Exclusive books once again provided a book store, with double the amount of books that they had last year and enjoyed a brisk trade. The Johannesburg planetarium also ran a table with lots of the interesting goodies that they stock, always of interest to the amateur astronomers.
The Alberton radio hams set up a station and demonstrated the tricks involved in making contact with like-minded fanatics all over the world. Alongside their stand, a couple of the telescope-making enthusiasts set up a mirror grinding demonstration that seems to have attracted some 15 new members to the society's telescope making classes.
In the evening, thanks to wonderful clear skies organised by the weather man, it was possible to turn the telescopes to the heavens and show the visitors some of the interesting objects around. Saturn was a wow! , the moons of Jupiter were interesting to watch, and the usual beautiful splendours of the southern skies had numerous people captivated. Tim Cooper's 16-inch dob had an enormous queue all night long, but then so too did some of the other telescopes.
Lerika Cross, secretary at the Jhb center, did most of the organizing and deserves a gold medal for arranging such a successful day, enjoyed by so many. Other members with their families and friends assisted in running the show, including Gill Stewart and Dave Gordon.
ScopeX 2003 - A couple of paragraphs by Chris Pemberthy
Lu and I arrived at about 10:30 visited the Info desk where we collected our Scope-X 2003 sweatshirts and then decided to do a quick dash around the exhibitors before starting our own stint tour of duty on said Info desk.
There seemed to be a lot more on view in the grounds this year, and a fair amount of thought must have gone into some of the exhibits.

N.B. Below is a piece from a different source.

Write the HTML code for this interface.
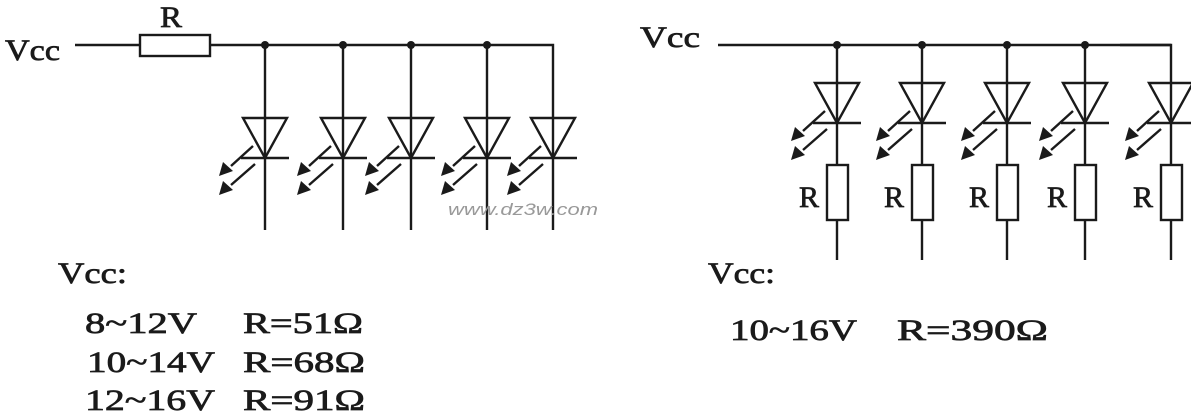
<!DOCTYPE html>
<html><head><meta charset="utf-8"><style>
html,body{margin:0;padding:0;background:#fff;}
svg{display:block}
text{font-family:"Liberation Serif",serif;fill:#1a1a1a;stroke:#1a1a1a;stroke-width:0.7}
</style></head><body>
<svg width="1191" height="414" viewBox="0 0 1191 414" xmlns="http://www.w3.org/2000/svg">
<defs>
<g id="led">
 <polygon points="-22,0 22,0 0,40" fill="none" stroke="#1a1a1a" stroke-width="2.4"/>
 <line x1="-24" y1="40" x2="24" y2="40" stroke="#1a1a1a" stroke-width="2.4"/>
 <line x1="-12" y1="28" x2="-34" y2="48" stroke="#1a1a1a" stroke-width="2.4"/>
 <polygon points="-46,58 -42,44 -32,53" fill="#1a1a1a"/>
 <line x1="-10" y1="46" x2="-34" y2="67" stroke="#1a1a1a" stroke-width="2.4"/>
 <polygon points="-46,77 -42,63 -32,72" fill="#1a1a1a"/>
</g>
<g id="res">
 <rect x="-10" y="0" width="21" height="55" fill="#fff" stroke="#1a1a1a" stroke-width="2.4"/>
 <text x="-38" y="42" font-size="30">R</text>
</g>
</defs>
<g stroke="#1a1a1a" stroke-width="2.4" fill="none">
 <line x1="75" y1="45" x2="140" y2="45"/>
 <rect x="140" y="35" width="70" height="21"/>
 <polyline points="210,45 553,45 553,230"/>
 <line x1="265" y1="45" x2="265" y2="230"/>
 <line x1="343" y1="45" x2="343" y2="230"/>
 <line x1="411" y1="45" x2="411" y2="230"/>
 <line x1="487" y1="45" x2="487" y2="230"/>
 <line x1="718" y1="45" x2="1171" y2="45"/>
 <polyline points="1120,45 1171,45 1171,260"/>
 <line x1="837" y1="45" x2="837" y2="260"/>
 <line x1="922" y1="45" x2="922" y2="260"/>
 <line x1="1007" y1="45" x2="1007" y2="260"/>
 <line x1="1085" y1="45" x2="1085" y2="260"/>
</g>
<g fill="#1a1a1a">
 <circle cx="265" cy="45" r="4"/><circle cx="343" cy="45" r="4"/><circle cx="411" cy="45" r="4"/><circle cx="487" cy="45" r="4"/>
 <circle cx="837" cy="45" r="4"/><circle cx="922" cy="45" r="4"/><circle cx="1007" cy="45" r="4"/><circle cx="1085" cy="45" r="4"/>
</g>
<use href="#led" x="265" y="118"/><use href="#led" x="343" y="118"/><use href="#led" x="411" y="118"/><use href="#led" x="487" y="118"/><use href="#led" x="553" y="118"/>
<use href="#led" x="837" y="83"/><use href="#led" x="922" y="83"/><use href="#led" x="1007" y="83"/><use href="#led" x="1085" y="83"/><use href="#led" x="1171" y="83"/>
<use href="#res" x="837" y="165"/><use href="#res" x="922" y="165"/><use href="#res" x="1007" y="165"/><use href="#res" x="1085" y="165"/><use href="#res" x="1171" y="165"/>
<text x="160" y="27" font-size="30" textLength="22" lengthAdjust="spacingAndGlyphs">R</text>
<text x="5" y="60" font-size="30" textLength="55" lengthAdjust="spacingAndGlyphs">Vcc</text>
<text x="640" y="47" font-size="30" textLength="60" lengthAdjust="spacingAndGlyphs">Vcc</text>
<text x="448" y="215" font-size="17" font-style="italic" textLength="150" lengthAdjust="spacingAndGlyphs" style="font-family:'Liberation Sans',sans-serif;fill:#999;stroke:none">www.dz3w.com</text>
<g font-size="30">
<text x="58" y="283" textLength="69" lengthAdjust="spacingAndGlyphs">Vcc:</text>
<text x="85" y="333" textLength="112" lengthAdjust="spacingAndGlyphs">8~12V</text><text x="243" y="333" textLength="120" lengthAdjust="spacingAndGlyphs">R=51Ω</text>
<text x="87" y="372" textLength="128" lengthAdjust="spacingAndGlyphs">10~14V</text><text x="243" y="372" textLength="122" lengthAdjust="spacingAndGlyphs">R=68Ω</text>
<text x="85" y="410" textLength="130" lengthAdjust="spacingAndGlyphs">12~16V</text><text x="243" y="410" textLength="122" lengthAdjust="spacingAndGlyphs">R=91Ω</text>
<text x="708" y="283" textLength="67" lengthAdjust="spacingAndGlyphs">Vcc:</text>
<text x="730" y="340" textLength="127" lengthAdjust="spacingAndGlyphs">10~16V</text><text x="897" y="340" textLength="151" lengthAdjust="spacingAndGlyphs">R=390Ω</text>
</g>
</svg>
</body></html>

We didn't get to see anyone sweating away at the mirror-grinding demo - I guess they also needed a bit of a break! Some nice looking scopes both commercial and homemade were dotted about - some of the latter quite impressive and obviously "created" with a lot of sweat and tears. We were suitably impressed with one that had a round wooden tube made of individual strips of wood - a beautiful 'scope this. Eventually made our way to Bruce's setup with that great 12" LX200 (under cover) and a smaller ETX out in to open and tracking the Sun. We peeked through the 'scope and viewed a couple of Sunspots one of which was quite sizable. Lu's comment - "hmmm Bruce - looks like some dirt on your lens".
I snapped a few images as we went around including one of our colleagues from North of the Jukskei - always nice to see them. As time was not too plentiful, we had to make a dash for the Info desk where we had to take over at 11:00. On the way, we saw a Mirror making machine - quite interesting.

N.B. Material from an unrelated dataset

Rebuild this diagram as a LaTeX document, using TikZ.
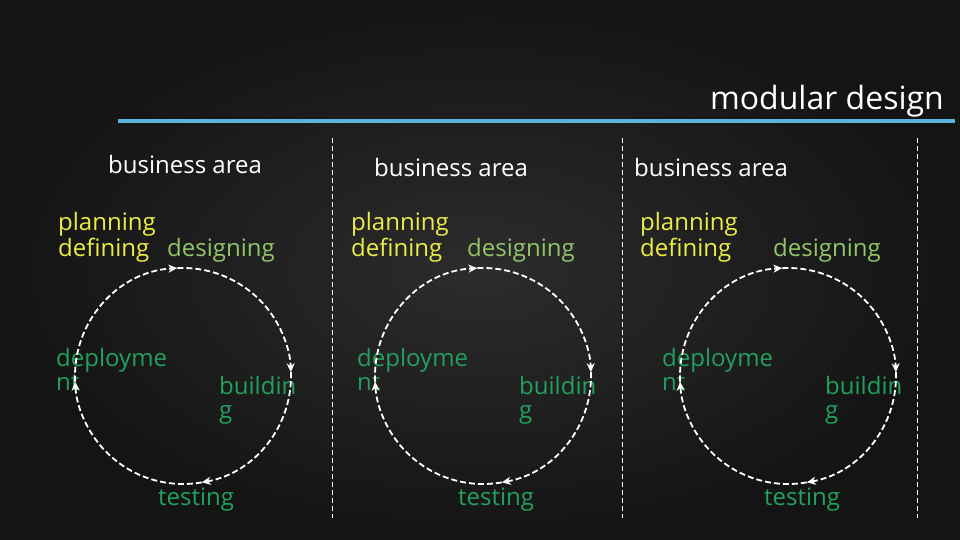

After a busy(ish) 2 hours, we handed over to our successors and had quick look at the exhibits we'd missed on the first tour - stopping off at Dave Hughes' DOB. Also trained on the Sun ( and guess what - the same speck of dirt on the lens ). Those Sunspots are very interesting and we speculated on their sizes relative to the Earth.
Our son and daughter-in-law arrived and after they signed up to join the society we took another cruise around the exhibitors. This time we had a look at those inside the hall as well - a pity commercial 'scopes are still so darned expensive - they really do make it easy for the amateur but at a hefty price of course!

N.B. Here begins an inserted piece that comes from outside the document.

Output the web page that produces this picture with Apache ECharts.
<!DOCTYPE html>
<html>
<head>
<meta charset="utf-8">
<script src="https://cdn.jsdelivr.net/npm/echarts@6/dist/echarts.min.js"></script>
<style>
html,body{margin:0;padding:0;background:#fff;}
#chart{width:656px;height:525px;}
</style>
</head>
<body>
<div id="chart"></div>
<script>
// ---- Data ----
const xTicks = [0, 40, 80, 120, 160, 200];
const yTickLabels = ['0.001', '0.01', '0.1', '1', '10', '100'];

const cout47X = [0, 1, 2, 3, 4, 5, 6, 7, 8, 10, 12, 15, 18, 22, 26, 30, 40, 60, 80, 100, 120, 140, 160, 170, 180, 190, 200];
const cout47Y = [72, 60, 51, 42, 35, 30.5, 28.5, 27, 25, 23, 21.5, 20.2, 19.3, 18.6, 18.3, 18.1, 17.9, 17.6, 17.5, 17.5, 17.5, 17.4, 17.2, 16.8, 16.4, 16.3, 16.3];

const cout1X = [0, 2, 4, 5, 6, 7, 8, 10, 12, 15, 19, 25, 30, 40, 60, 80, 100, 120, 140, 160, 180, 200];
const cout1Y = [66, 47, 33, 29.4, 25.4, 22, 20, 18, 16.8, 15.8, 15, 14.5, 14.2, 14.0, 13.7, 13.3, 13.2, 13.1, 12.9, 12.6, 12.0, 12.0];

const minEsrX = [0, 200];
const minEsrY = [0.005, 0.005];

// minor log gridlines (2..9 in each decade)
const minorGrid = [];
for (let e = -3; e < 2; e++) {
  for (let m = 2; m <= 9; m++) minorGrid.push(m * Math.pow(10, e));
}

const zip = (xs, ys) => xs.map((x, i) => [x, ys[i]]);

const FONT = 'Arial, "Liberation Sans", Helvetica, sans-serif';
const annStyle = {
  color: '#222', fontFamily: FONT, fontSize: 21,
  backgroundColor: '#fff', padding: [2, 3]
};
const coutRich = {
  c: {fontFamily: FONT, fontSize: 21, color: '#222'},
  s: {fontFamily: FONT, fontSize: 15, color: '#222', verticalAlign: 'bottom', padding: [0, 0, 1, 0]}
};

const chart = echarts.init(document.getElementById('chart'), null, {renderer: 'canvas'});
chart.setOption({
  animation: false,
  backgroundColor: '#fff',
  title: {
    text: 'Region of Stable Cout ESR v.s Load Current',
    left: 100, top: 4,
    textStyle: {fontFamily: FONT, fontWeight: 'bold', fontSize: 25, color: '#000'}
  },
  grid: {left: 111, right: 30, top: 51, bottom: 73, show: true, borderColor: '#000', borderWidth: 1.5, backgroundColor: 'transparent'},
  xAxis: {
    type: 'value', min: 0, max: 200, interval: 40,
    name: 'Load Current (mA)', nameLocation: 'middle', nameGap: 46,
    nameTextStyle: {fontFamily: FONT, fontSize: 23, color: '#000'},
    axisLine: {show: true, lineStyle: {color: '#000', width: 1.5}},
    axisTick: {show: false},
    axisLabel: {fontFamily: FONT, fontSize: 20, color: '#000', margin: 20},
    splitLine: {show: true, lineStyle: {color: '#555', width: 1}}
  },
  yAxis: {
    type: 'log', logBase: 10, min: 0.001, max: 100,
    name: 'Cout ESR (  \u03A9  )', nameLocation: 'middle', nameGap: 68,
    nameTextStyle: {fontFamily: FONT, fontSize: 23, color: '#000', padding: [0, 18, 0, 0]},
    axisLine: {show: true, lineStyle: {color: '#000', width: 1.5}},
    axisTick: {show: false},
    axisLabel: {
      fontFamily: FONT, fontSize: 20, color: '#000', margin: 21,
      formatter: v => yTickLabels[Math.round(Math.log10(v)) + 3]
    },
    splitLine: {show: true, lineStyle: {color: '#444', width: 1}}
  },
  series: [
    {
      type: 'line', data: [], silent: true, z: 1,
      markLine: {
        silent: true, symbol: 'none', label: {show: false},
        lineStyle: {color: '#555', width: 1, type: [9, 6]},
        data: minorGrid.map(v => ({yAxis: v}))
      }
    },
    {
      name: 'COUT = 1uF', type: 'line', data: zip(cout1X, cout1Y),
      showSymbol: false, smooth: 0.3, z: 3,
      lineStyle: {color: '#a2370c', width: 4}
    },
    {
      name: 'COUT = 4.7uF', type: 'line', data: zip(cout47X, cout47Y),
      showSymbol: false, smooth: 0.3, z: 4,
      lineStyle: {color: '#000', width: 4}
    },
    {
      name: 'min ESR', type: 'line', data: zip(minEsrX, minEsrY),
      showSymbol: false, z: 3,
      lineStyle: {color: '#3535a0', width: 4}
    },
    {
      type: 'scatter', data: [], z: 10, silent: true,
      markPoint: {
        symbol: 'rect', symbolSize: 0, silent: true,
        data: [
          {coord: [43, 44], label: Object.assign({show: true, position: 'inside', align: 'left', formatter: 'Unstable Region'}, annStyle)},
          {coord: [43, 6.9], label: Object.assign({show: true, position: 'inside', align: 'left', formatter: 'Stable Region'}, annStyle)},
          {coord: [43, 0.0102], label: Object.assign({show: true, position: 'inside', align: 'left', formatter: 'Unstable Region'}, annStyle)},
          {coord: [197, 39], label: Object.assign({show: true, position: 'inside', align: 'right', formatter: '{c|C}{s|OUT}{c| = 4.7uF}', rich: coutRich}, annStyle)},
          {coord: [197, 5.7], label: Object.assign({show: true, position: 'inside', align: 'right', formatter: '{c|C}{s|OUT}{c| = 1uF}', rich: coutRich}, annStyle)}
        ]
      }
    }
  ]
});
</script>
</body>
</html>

We also had an interesting chat to Emmanuel Petrakakis from Mozambique who runs a small hotel and restaurant on the coast and also has a small farm suitable for viewing. Maybe we should organise a visit where we can Scuba diving during the day and view the stars at night ( and sleep when we get back to Gauteng!!!)
All-in-all a really good effort - I think overall it was better than last year - but without detracting from the excellence of our first Scope-X.
The ATM demonstrations, by Vincent Nettmann
"How did it go with the Amateur Telescope Making demo?" Well, it just didn't stop the whole day! Visitors were amazed to see what "scrounged" bits and pieces go into a homemade telescope. (Thanks to Mike Fletcher for his under-construction telescope.) "How do you get the curve on the mirror?" was the most frequently asked question. We demonstrated the grinding technique on a 6-inch mirror, and then let our visitors have a hands-on go at it. "The answer to your question is, you are now making the curve yourself - that's how!"
The next most frequently asked question was, "When can I start?"
Thanks to Peter Fyfe, Peter Fyfe Jnr., Scott Naughtin, Keith Lou, Trevor Troye, Dave Hughes and others for sharing their time and knowledge with our visitors. Why not join us?